### [Exercise materials]
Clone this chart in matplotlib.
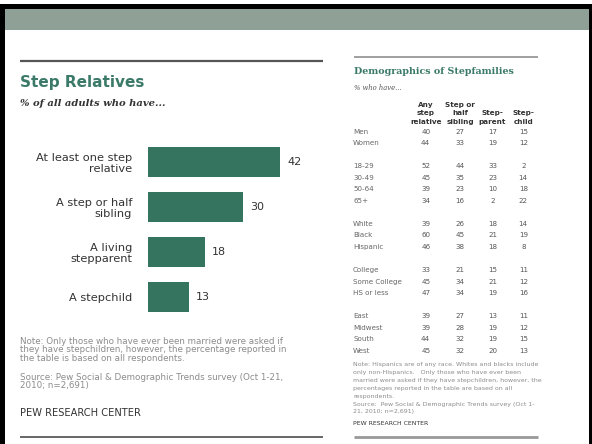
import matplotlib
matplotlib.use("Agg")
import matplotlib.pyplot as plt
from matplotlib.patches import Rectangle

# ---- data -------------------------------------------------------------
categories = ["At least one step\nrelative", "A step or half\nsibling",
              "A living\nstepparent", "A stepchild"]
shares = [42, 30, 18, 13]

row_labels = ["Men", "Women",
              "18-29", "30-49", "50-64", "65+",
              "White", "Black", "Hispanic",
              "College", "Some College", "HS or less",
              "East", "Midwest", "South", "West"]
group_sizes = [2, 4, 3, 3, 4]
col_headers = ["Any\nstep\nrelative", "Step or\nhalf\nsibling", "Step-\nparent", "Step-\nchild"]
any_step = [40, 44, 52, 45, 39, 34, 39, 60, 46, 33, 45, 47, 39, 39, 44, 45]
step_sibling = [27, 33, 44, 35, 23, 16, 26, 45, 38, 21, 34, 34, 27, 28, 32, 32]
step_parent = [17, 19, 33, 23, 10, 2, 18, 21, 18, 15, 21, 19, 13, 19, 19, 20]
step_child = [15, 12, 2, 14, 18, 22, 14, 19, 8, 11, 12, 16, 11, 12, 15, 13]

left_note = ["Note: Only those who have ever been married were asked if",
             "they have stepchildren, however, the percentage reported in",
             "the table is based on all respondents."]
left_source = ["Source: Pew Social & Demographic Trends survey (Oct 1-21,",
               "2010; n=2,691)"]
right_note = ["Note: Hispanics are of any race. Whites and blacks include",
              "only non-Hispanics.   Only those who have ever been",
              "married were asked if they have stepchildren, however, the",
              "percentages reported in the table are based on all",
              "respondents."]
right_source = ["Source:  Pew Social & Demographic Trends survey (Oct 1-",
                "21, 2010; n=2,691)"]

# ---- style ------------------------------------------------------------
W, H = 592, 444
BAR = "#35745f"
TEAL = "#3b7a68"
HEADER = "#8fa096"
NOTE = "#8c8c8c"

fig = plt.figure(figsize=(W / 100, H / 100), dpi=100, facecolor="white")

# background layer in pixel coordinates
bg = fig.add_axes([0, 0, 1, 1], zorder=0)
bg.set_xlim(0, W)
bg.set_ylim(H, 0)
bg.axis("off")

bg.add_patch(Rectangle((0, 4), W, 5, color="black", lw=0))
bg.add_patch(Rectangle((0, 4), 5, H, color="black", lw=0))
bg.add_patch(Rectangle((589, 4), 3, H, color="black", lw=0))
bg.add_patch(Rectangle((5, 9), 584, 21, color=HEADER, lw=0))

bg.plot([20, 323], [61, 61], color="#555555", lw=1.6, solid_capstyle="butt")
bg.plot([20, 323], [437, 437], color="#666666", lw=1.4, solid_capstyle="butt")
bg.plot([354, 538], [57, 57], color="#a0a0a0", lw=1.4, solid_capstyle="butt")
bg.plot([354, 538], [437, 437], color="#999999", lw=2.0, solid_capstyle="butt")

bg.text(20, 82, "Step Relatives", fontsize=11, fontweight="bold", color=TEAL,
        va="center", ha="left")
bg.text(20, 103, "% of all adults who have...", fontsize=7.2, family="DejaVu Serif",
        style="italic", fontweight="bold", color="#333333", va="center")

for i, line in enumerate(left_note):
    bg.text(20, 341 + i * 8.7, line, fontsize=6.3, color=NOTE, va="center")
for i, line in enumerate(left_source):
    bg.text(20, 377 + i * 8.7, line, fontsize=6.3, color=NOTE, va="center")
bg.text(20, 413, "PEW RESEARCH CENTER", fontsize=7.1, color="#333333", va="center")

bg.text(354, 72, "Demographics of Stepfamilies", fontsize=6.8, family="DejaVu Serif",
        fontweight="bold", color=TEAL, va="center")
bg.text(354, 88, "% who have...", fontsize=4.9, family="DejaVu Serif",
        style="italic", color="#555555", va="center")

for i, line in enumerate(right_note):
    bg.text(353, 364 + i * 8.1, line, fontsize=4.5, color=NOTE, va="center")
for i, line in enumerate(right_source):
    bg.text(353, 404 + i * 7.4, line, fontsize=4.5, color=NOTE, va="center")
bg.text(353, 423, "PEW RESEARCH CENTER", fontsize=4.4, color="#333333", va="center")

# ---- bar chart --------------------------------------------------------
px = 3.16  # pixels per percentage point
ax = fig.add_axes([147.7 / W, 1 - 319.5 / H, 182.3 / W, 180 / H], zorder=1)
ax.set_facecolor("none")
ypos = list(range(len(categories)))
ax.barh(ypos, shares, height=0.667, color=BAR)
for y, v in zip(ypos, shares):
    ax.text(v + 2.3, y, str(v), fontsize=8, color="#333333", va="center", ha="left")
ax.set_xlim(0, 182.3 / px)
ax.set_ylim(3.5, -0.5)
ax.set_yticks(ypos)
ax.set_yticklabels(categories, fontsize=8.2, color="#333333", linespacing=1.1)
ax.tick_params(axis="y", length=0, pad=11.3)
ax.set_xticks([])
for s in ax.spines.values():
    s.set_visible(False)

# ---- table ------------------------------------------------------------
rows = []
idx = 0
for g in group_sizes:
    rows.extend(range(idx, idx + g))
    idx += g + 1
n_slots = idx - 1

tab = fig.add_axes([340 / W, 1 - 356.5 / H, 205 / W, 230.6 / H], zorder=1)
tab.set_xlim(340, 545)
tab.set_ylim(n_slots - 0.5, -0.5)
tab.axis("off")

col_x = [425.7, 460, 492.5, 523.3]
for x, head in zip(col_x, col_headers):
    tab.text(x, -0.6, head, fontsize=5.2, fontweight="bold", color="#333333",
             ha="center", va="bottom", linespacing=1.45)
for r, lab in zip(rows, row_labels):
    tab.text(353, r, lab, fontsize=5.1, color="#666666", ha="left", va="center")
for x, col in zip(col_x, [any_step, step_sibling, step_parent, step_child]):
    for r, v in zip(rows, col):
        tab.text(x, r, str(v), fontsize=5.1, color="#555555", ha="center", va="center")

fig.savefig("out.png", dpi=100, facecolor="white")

==

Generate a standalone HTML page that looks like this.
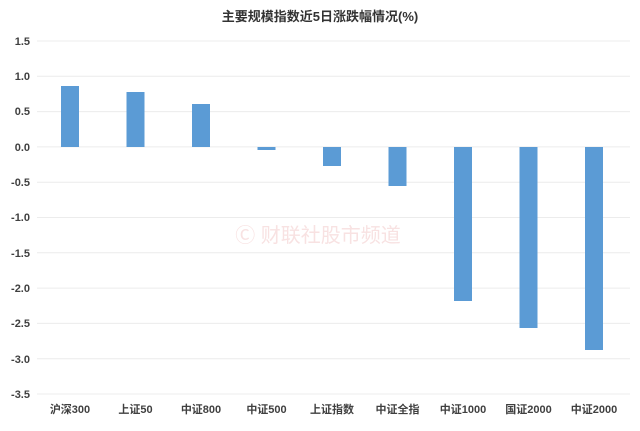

### [Job]
Would you restate, exactly and with no pictures, the lines of the entries above from the one containing "Clone this chart in matplotlib." through the one containing "shares = [42, 30, 18, 13]"?

### [Result]
Clone this chart in matplotlib.
import matplotlib
matplotlib.use("Agg")
import matplotlib.pyplot as plt
from matplotlib.patches import Rectangle

# ---- data -------------------------------------------------------------
categories = ["At least one step\nrelative", "A step or half\nsibling",
              "A living\nstepparent", "A stepchild"]
shares = [42, 30, 18, 13]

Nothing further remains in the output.